Task to complete: Give back the exact lines spanning from the line with "Write the Observable" to the line with "3.5, 0.9, 0.4];", with both of those lines included and no others.

= = = = = = =

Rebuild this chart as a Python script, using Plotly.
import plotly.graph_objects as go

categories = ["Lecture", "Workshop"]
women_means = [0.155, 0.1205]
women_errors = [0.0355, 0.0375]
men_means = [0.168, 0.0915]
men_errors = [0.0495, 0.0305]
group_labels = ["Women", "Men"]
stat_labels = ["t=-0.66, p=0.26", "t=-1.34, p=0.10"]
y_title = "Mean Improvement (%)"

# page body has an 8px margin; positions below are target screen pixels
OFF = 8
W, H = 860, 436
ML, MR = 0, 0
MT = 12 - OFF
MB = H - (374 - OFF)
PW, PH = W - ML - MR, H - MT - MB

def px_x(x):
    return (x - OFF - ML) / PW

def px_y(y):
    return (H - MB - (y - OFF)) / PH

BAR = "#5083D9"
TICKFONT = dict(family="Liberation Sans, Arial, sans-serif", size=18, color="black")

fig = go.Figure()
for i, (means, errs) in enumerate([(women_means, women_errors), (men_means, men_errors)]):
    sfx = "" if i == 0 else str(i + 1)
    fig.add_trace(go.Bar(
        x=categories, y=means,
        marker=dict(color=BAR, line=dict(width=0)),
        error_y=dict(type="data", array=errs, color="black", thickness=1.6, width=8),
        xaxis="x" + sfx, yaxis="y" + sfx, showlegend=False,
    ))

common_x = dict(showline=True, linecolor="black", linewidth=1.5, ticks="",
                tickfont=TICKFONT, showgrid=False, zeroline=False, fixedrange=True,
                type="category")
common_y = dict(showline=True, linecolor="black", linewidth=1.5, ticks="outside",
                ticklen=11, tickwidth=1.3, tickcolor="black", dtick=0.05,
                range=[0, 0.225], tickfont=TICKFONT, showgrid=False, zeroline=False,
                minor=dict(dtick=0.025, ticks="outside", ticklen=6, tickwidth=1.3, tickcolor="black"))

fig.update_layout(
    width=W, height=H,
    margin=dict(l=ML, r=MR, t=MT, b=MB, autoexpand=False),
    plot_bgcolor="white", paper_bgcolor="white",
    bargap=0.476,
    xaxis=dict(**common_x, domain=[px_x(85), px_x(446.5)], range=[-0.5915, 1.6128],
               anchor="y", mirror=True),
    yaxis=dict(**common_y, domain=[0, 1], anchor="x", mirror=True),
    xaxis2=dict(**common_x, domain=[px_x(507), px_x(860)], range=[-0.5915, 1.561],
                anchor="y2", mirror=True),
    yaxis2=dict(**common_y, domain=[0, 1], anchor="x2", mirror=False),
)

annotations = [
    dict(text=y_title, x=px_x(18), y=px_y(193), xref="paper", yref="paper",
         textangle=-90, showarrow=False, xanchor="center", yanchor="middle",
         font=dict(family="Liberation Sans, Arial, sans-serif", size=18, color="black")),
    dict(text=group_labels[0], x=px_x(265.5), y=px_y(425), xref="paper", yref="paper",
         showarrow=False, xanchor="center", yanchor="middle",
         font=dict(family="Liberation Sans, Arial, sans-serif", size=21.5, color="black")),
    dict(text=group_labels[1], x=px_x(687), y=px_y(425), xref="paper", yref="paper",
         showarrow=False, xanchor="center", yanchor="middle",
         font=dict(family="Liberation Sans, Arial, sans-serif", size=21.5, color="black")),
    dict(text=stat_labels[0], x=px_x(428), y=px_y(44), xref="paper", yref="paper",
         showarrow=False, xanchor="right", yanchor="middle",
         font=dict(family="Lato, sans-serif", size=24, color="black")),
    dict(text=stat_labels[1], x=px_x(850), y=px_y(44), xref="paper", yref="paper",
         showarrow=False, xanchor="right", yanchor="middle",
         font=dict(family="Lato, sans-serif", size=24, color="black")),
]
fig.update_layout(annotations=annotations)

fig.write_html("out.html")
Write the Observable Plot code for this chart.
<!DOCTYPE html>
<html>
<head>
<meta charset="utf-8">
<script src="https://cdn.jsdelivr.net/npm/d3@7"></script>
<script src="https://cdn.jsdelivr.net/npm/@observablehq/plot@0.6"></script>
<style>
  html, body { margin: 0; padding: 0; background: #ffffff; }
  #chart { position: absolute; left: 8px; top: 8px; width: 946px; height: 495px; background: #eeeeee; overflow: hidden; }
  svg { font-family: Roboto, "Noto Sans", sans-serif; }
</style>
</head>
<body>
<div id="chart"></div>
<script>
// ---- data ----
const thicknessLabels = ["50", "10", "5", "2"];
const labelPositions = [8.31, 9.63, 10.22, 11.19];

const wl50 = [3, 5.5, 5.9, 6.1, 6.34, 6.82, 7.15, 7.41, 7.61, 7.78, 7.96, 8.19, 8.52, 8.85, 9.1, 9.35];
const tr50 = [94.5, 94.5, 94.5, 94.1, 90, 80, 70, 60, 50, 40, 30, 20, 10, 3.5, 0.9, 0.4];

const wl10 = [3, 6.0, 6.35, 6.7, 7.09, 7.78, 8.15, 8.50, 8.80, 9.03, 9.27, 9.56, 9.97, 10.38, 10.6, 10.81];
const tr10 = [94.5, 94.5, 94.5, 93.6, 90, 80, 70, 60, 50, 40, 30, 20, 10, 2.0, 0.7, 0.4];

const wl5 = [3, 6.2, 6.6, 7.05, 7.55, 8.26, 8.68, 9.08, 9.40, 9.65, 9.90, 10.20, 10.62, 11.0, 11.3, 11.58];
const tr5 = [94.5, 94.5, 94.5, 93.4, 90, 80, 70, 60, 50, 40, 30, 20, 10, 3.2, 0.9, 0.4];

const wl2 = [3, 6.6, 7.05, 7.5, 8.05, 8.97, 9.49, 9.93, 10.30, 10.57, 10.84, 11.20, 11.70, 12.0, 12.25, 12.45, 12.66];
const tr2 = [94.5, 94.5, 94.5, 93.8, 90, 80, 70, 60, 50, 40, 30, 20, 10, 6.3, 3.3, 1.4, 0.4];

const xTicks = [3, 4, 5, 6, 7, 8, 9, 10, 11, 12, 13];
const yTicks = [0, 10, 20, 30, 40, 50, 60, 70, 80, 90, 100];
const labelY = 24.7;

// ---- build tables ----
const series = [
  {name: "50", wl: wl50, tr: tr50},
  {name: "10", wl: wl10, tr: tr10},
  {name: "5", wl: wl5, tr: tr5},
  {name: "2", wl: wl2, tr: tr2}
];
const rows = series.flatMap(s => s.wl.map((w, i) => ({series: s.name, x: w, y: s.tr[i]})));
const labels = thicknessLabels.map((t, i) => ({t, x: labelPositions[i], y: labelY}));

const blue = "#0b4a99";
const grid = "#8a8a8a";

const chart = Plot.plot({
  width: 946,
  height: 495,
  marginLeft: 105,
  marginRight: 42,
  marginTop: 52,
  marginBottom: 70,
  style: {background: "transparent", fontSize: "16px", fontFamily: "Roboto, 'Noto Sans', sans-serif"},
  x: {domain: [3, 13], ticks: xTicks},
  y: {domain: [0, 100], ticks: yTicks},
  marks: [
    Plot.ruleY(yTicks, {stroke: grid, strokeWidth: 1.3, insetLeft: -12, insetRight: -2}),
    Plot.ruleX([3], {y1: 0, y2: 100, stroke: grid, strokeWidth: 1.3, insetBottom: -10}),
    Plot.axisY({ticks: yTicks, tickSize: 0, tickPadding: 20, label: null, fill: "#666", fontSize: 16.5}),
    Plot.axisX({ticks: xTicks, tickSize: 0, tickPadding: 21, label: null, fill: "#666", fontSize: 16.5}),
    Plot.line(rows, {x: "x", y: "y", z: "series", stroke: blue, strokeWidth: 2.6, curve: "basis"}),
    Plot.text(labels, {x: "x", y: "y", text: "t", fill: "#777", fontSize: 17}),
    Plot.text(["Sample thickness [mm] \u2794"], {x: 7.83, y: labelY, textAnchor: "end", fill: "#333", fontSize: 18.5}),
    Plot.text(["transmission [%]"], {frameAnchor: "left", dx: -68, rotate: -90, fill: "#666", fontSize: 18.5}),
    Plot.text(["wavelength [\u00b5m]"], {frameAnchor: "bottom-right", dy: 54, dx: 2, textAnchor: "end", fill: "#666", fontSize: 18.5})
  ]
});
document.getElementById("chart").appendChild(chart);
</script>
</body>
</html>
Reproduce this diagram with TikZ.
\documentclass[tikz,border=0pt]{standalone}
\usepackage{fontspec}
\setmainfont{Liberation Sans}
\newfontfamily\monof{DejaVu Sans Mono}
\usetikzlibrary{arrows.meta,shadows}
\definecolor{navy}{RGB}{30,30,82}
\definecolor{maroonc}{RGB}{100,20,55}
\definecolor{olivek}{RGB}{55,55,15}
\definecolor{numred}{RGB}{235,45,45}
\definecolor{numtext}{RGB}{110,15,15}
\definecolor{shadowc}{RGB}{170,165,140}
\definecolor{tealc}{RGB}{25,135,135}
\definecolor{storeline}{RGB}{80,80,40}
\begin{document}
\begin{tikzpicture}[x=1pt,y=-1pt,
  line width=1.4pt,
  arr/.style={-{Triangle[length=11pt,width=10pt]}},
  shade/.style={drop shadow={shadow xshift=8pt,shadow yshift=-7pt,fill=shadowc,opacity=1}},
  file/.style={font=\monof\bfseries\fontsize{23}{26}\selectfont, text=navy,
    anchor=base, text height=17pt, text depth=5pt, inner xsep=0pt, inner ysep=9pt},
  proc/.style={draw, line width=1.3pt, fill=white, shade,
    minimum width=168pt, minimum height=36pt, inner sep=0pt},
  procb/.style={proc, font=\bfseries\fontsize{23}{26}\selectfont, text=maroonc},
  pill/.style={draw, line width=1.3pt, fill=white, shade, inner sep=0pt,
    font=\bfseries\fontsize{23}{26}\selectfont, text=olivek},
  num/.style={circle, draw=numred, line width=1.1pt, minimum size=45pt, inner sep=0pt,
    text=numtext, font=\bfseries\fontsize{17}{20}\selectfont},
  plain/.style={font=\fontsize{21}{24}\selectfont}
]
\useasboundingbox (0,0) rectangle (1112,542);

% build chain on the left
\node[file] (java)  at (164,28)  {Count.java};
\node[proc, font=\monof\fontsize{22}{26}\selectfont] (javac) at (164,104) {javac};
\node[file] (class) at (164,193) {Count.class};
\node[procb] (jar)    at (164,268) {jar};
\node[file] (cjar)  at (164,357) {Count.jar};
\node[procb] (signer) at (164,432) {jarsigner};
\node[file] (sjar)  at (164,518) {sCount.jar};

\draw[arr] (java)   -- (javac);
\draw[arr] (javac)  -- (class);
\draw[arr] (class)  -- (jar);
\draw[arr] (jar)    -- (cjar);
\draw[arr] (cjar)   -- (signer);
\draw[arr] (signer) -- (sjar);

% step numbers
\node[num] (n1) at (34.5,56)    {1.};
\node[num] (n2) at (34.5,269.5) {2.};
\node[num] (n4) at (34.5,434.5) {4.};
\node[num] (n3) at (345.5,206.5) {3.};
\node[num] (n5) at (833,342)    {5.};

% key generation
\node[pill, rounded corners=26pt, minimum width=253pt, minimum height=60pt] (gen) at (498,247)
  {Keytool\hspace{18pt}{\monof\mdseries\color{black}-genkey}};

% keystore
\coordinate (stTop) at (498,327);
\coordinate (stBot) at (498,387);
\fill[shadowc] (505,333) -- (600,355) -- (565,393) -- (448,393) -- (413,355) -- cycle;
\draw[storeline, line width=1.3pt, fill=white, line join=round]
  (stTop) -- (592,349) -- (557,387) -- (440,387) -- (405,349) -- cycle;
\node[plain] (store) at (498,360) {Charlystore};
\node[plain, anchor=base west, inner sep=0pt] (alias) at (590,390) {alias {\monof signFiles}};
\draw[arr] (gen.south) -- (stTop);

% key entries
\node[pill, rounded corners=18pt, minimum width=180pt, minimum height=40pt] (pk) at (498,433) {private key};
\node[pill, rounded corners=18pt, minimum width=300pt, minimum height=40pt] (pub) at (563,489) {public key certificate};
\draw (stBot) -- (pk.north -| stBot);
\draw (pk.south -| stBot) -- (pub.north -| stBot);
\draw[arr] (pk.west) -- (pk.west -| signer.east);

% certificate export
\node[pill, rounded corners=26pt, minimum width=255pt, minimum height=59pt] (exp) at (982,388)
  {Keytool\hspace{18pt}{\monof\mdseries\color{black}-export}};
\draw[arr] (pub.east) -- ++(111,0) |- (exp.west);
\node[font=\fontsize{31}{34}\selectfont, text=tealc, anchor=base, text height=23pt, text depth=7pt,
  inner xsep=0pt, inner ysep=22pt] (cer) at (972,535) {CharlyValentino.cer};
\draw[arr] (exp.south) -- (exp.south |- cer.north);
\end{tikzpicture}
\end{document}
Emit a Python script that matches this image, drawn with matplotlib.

= = = = = = =

Written answer:
Write the Observable Plot code for this chart.
<!DOCTYPE html>
<html>
<head>
<meta charset="utf-8">
<script src="https://cdn.jsdelivr.net/npm/d3@7"></script>
<script src="https://cdn.jsdelivr.net/npm/@observablehq/plot@0.6"></script>
<style>
  html, body { margin: 0; padding: 0; background: #ffffff; }
  #chart { position: absolute; left: 8px; top: 8px; width: 946px; height: 495px; background: #eeeeee; overflow: hidden; }
  svg { font-family: Roboto, "Noto Sans", sans-serif; }
</style>
</head>
<body>
<div id="chart"></div>
<script>
// ---- data ----
const thicknessLabels = ["50", "10", "5", "2"];
const labelPositions = [8.31, 9.63, 10.22, 11.19];

const wl50 = [3, 5.5, 5.9, 6.1, 6.34, 6.82, 7.15, 7.41, 7.61, 7.78, 7.96, 8.19, 8.52, 8.85, 9.1, 9.35];
const tr50 = [94.5, 94.5, 94.5, 94.1, 90, 80, 70, 60, 50, 40, 30, 20, 10, 3.5, 0.9, 0.4];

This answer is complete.